Submitted to: SERA-IEG 8
Publication Type: Abstract Only
Publication Acceptance Date: 11/14/2011
Publication Date: 11/14/2011
Citation: Franzluebbers, A.J., Buyer, J.S., Endale, D.M., Franklin, D.H., Haney, R.L., Hill, N., Kaplan, R., Stuedemann, J., Zuberer, D. 2011. Environmental and production responses from tall fescue-endophyte associations in Georgia [abstract]. SERA-IEG 8.

Interpretive Summary:

Technical Abstract: This presentation reports on the 2011 activities from a long-term research experiment conducted at the USDA Agricultural Research Service in Watkinsville GA. Our general objective was to determine the dynamics of nutrient cycling, soil quality, and soil microbial biomass, activity, and community structure in response to pasture management strategies, varying in botanical composition, fertilization source, forage utilization, and stocking density. We report here the changes in soil compaction and soil carbon and nitrogen sequestration during 8 years of investigation. Soil organic carbon and nitrogen accumulated with time under all pasture management systems, but more so under grazed than under hayed management. This result was likely due to how the forage was harvested. Cattle consumed forage on the pasture, but returned a large portion of the carbon and nitrogen back to the pasture via feces. Carbon contained in the forage cut for hay was removed from the field to be fed to animals elsewhere.

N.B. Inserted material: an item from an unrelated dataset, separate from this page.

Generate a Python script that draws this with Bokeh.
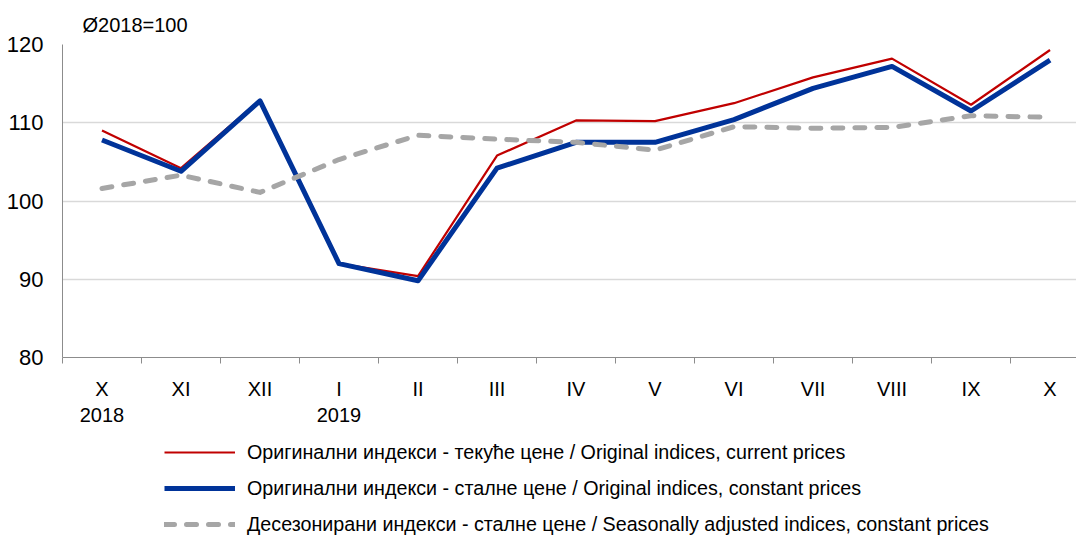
from bokeh.plotting import figure
from bokeh.layouts import column
from bokeh.models import FixedTicker, Legend, LegendItem, Range1d
from bokeh.embed import file_html
from bokeh.resources import INLINE

months = ["X", "XI", "XII", "I", "II", "III", "IV", "V", "VI", "VII", "VIII", "IX", "X"]
year_labels = {0: "2018", 3: "2019"}
current_prices = [109.0, 104.2, 112.9, 92.0, 90.4, 105.8, 110.3, 110.2, 112.5, 115.8, 118.2, 112.3, 119.3]
constant_prices = [107.8, 103.8, 112.8, 92.0, 89.8, 104.2, 107.5, 107.5, 110.4, 114.4, 117.2, 111.5, 118.0]
seasonally_adj = [101.6, 103.3, 101.1, 105.3, 108.4, 107.9, 107.5, 106.5, 109.5, 109.3, 109.4, 110.9, 110.7]
y_ticks = [80, 90, 100, 110, 120]
legend_labels = [
    "Оригинални индекси - текуће цене / Original indices, current prices",
    "Оригинални индекси - сталне цене / Original indices, constant prices",
    "Десезонирани индекси - сталне цене / Seasonally adjusted indices, constant prices",
]

FONT = "Liberation Sans"
RED, BLUE, GRAY = "#c00000", "#003399", "#a6a6a6"
xs = list(range(len(months)))

H1 = 432
p = figure(width=1076, height=H1, x_range=(-0.5, 12.335), y_range=(80, 120),
           output_backend="svg", toolbar_location=None,
           min_border_left=62, min_border_right=0, min_border_top=44, min_border_bottom=H1 - 357)
p.outline_line_color = None
p.background_fill_color = "white"
p.border_fill_color = "white"

p.title.text = "Ø2018=100"
p.title.text_font = FONT
p.title.text_font_size = "20px"
p.title.text_font_style = "normal"
p.title.text_color = "#000000"
p.title.align = "left"
p.title.offset = 20
p.title.standoff = 18

labels = {}
for i, m in enumerate(months):
    labels[i] = m + ("\n" + year_labels[i] if i in year_labels else "")
xa = p.xaxis[0]
xa.ticker = FixedTicker(ticks=xs, minor_ticks=[i - 0.5 for i in range(len(months) + 1)])
xa.major_label_overrides = labels
xa.major_tick_line_color = None
xa.major_tick_out = 0
xa.major_tick_in = 0
xa.minor_tick_out = 6
xa.minor_tick_in = 0
xa.minor_tick_line_color = "#8c8c8c"
xa.axis_line_color = "#8c8c8c"
xa.major_label_text_font = FONT
xa.major_label_text_font_size = "20px"
xa.major_label_text_color = "#000000"
xa.major_label_standoff = 14

ya = p.yaxis[0]
ya.ticker = FixedTicker(ticks=y_ticks)
ya.major_tick_out = 0
ya.major_tick_in = 0
ya.minor_tick_line_color = None
ya.axis_line_color = "#8c8c8c"
ya.major_label_text_font = FONT
ya.major_label_text_font_size = "22px"
ya.major_label_text_color = "#000000"
ya.major_label_standoff = 19

p.xgrid.grid_line_color = None
p.ygrid.grid_line_color = "#d9d9d9"
p.ygrid.grid_line_width = 1.3

p.line(xs, current_prices, line_color=RED, line_width=2.2)
p.line(xs, constant_prices, line_color=BLUE, line_width=5, line_join="round")
p.line(xs, seasonally_adj, line_color=GRAY, line_width=5, line_dash="10 12",
       line_cap="round", line_join="round")

# legend panel (same series, drawn outside its visible range, only the legend shows)
H2 = 535 - H1
q = figure(width=1076, height=H2, x_range=Range1d(-0.5, 12.335), y_range=Range1d(0, 1),
           output_backend="svg", toolbar_location=None,
           min_border=0, min_border_left=0, min_border_right=0, min_border_top=0, min_border_bottom=0)
q.axis.visible = False
q.grid.visible = False
q.outline_line_color = None
l1 = q.line(xs, current_prices, line_color=RED, line_width=2.2)
l2 = q.line(xs, constant_prices, line_color=BLUE, line_width=5)
l3 = q.line(xs, seasonally_adj, line_color=GRAY, line_width=5, line_dash="10 12", line_cap="round")

legend = Legend(items=[LegendItem(label=legend_labels[0], renderers=[l1]),
                       LegendItem(label=legend_labels[1], renderers=[l2]),
                       LegendItem(label=legend_labels[2], renderers=[l3])],
                location=(102, -1), orientation="vertical",
                glyph_width=71, glyph_height=24, label_height=24, spacing=12,
                padding=0, margin=0, label_standoff=12,
                label_text_font=FONT, label_text_font_size="19.7px", label_text_color="#000000",
                border_line_color=None, background_fill_alpha=0)
q.add_layout(legend, "center")

layout = column(p, q, spacing=0)
open("out.html", "w").write(file_html(layout, INLINE))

No differences were detected in soil organic matter among tall fescue-endophyte associations (wild, novel, and free), nor between nutrient sources applied to fertilize pastures (inorganic and broiler litter). The results of this research have important implications for assessing soil quality of grazing lands in the eastern USA, but also for assessing the impacts of agricultural management on the potential to mitigate greenhouse gases, such as carbon dioxide.